After a week of twice-daily yoga and twice-daily surfing:
- The hip flexors that opened in morning yoga express themselves in the pop-up that afternoon
- The breath hold developed in pranayama is tested in a wipeout and found adequate
- The stillness cultivated on the mat is available in the lineup
- The confidence built in the water carries back into the practice
The retreat container — being in one place for a concentrated period with limited external demands — accelerates this feedback loop enormously. What might take months of parallel practice at home happens in days when both practices are pursued daily in an environment designed for them.
What a Well-Designed Surf Yoga Retreat Looks Like
Not all surf yoga retreats are designed with this integration in mind. The key elements of a program that actually delivers the compound effect:
The yoga should be sequenced for surfers. Morning classes that build heat and open the hips prepare the body for surf. Afternoon classes that restore and decompress the spine and shoulders facilitate recovery. The yoga teacher should understand what surfing demands.
The surf coaching should be informed by the body work. Instructors who know what the morning yoga session focused on can reinforce those patterns in the water — "remember the hip position from this morning? That's what your pop-up needs."
There should be breath integration across both. Not yoga breathing and surf breathing as separate things, but a consistent attention to breath as the thread connecting the two practices.
The schedule should allow recovery. Two surf sessions and two yoga classes a day sounds productive but often produces fatigue that prevents the deeper integration. The best programs build in rest, informal movement, and unstructured time.
At Zeneidas
Our program is built around this integration rather than treating surf and yoga as separate products in the same package. Our yoga teachers surf. Our surf instructors practice yoga.
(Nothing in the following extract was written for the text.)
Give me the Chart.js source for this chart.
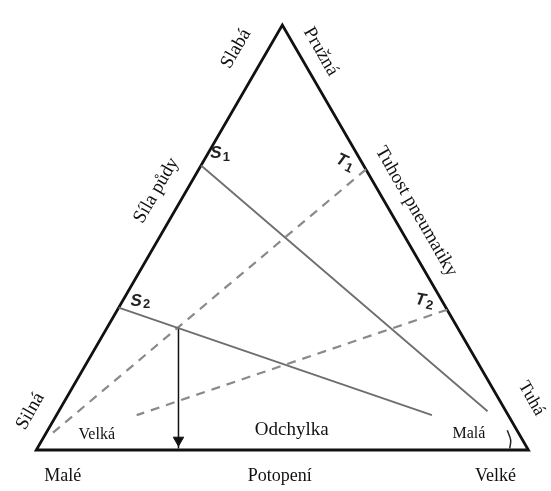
<!DOCTYPE html>
<html>
<head>
<meta charset="utf-8">
<script src="https://cdn.jsdelivr.net/npm/chart.js@4"></script>
<style>
html,body{margin:0;padding:0;background:#fff;}
#wrap{width:551px;height:491px;}
</style>
</head>
<body>
<div id="wrap"><canvas id="c" width="551" height="491"></canvas></div>
<script>
// Diagram frame: base of triangle = 0..100 units, equilateral
const triangle = [[0,0],[100,0],[50,86.6],[0,0],[100,0]];
const lineS1 = [[33.5,58.0],[91.7,7.9]];
const lineS2 = [[16.75,29.0],[80.4,7.1]];
const lineT1 = [[67.0,57.2],[3.0,3.2]];
const lineT2 = [[83.5,28.6],[20.4,7.1]];
const arrowLine = [[28.9,25.1],[28.9,0.3]];
const arrowHead = [[28.9,2.0]];
const angleMark = [[95.7,4.0],[96.4,2.0],[96.2,0.3]];

const edgeLabels = ['Slabá','Pružná','Síla půdy','Tuhost pneumatiky','Silná','Tuhá'];
const bottomLabels = ['Malé','Potopení','Velké'];
const innerLabels = ['Velká','Odchylka','Malá'];
const pointLabels = ['S','S','T','T'];
const pointSubs = ['1','2','1','2'];

const toPts = a => a.map(p => ({x:p[0], y:p[1]}));

// text placement (data coords, rotation deg, font px)
const edgePos = [[40.6,81.8,-60,19],[57.8,81.2,60,19],[24.4,52.9,-60,19],[77.2,48.6,60,19],[-1.2,7.9,-60,19],[100.6,10.5,60,18]];
const bottomPos = [[5.4,-5.3,0,18],[49.5,-5.3,0,18],[93.3,-5.3,0,18]];
const innerPos = [[12.3,3.0,0,16],[51.9,4.0,0,19],[87.9,3.3,0,16]];
const pointPos = [[37.4,60.2,0],[21.2,30.2,0],[62.8,58.4,25],[79.0,30.2,10]];

const textPlugin = {
  id:'texts',
  afterDatasetsDraw(chart){
    const ctx = chart.ctx, xs = chart.scales.x, ys = chart.scales.y;
    const put = (txt, pos, family) => {
      ctx.save();
      ctx.translate(xs.getPixelForValue(pos[0]), ys.getPixelForValue(pos[1]));
      ctx.rotate(pos[2]*Math.PI/180);
      ctx.font = pos[3] + 'px ' + family;
      ctx.fillStyle = '#111';
      ctx.textAlign = 'center';
      ctx.textBaseline = 'middle';
      ctx.fillText(txt, 0, 0);
      ctx.restore();
    };
    const serif = '"Liberation Serif", "DejaVu Serif", serif';
    edgeLabels.forEach((t,i)=>put(t, edgePos[i], serif));
    bottomLabels.forEach((t,i)=>put(t, bottomPos[i], serif));
    innerLabels.forEach((t,i)=>put(t, innerPos[i], serif));
    pointLabels.forEach((t,i)=>{
      const p = pointPos[i];
      ctx.save();
      ctx.translate(xs.getPixelForValue(p[0]), ys.getPixelForValue(p[1]));
      ctx.rotate(p[2]*Math.PI/180);
      ctx.fillStyle = '#222';
      ctx.textBaseline = 'middle';
      ctx.textAlign = 'left';
      ctx.font = 'italic bold 17px "Liberation Sans", Arial, sans-serif';
      const w = ctx.measureText(t).width;
      ctx.fillText(t, -10, -1);
      ctx.font = 'bold 13px "Liberation Sans", Arial, sans-serif';
      ctx.fillText(pointSubs[i], -10 + w + 1, 3);
      ctx.restore();
    });
  }
};

new Chart(document.getElementById('c'), {
  type:'scatter',
  data:{
    datasets:[
      {data:toPts(lineS1), showLine:true, borderColor:'#6e6e6e', borderWidth:1.8, pointRadius:0},
      {data:toPts(lineS2), showLine:true, borderColor:'#6e6e6e', borderWidth:1.8, pointRadius:0},
      {data:toPts(lineT1), showLine:true, borderColor:'#8a8a8a', borderWidth:2.2, borderDash:[9,7], pointRadius:0},
      {data:toPts(lineT2), showLine:true, borderColor:'#8a8a8a', borderWidth:2.2, borderDash:[9,7], pointRadius:0},
      {data:toPts(arrowLine), showLine:true, borderColor:'#111', borderWidth:1.5, pointRadius:0},
      {data:toPts(arrowHead), showLine:false, pointStyle:'triangle', rotation:180, pointRadius:6, backgroundColor:'#111', borderColor:'#111', borderWidth:1},
      {data:toPts(angleMark), showLine:true, borderColor:'#222', borderWidth:1.5, tension:0.4, pointRadius:0},
      {data:toPts(triangle), showLine:true, borderColor:'#111', borderWidth:2.8, borderJoinStyle:'miter', pointRadius:0}
    ]
  },
  options:{
    responsive:false,
    animation:false,
    events:[],
    layout:{padding:0},
    plugins:{legend:{display:false}, tooltip:{enabled:false}},
    scales:{
      x:{type:'linear', display:false, min:-5.941, max:103.168},
      y:{type:'linear', display:false, min:-6.931, max:90.297}
    }
  },
  plugins:[textPlugin]
});
</script>
</body>
</html>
The morning session informs the afternoon in the water, and the afternoon in the water informs the evening recovery practice.
The guests who commit to the full program — rather than picking and choosing individual activities — consistently report a qualitatively different experience: not just improved surfing or a deepened yoga practice, but a new relationship with their own body and a clarity about what both practices are actually for.
That is what we are working toward, every morning, every session, every wave.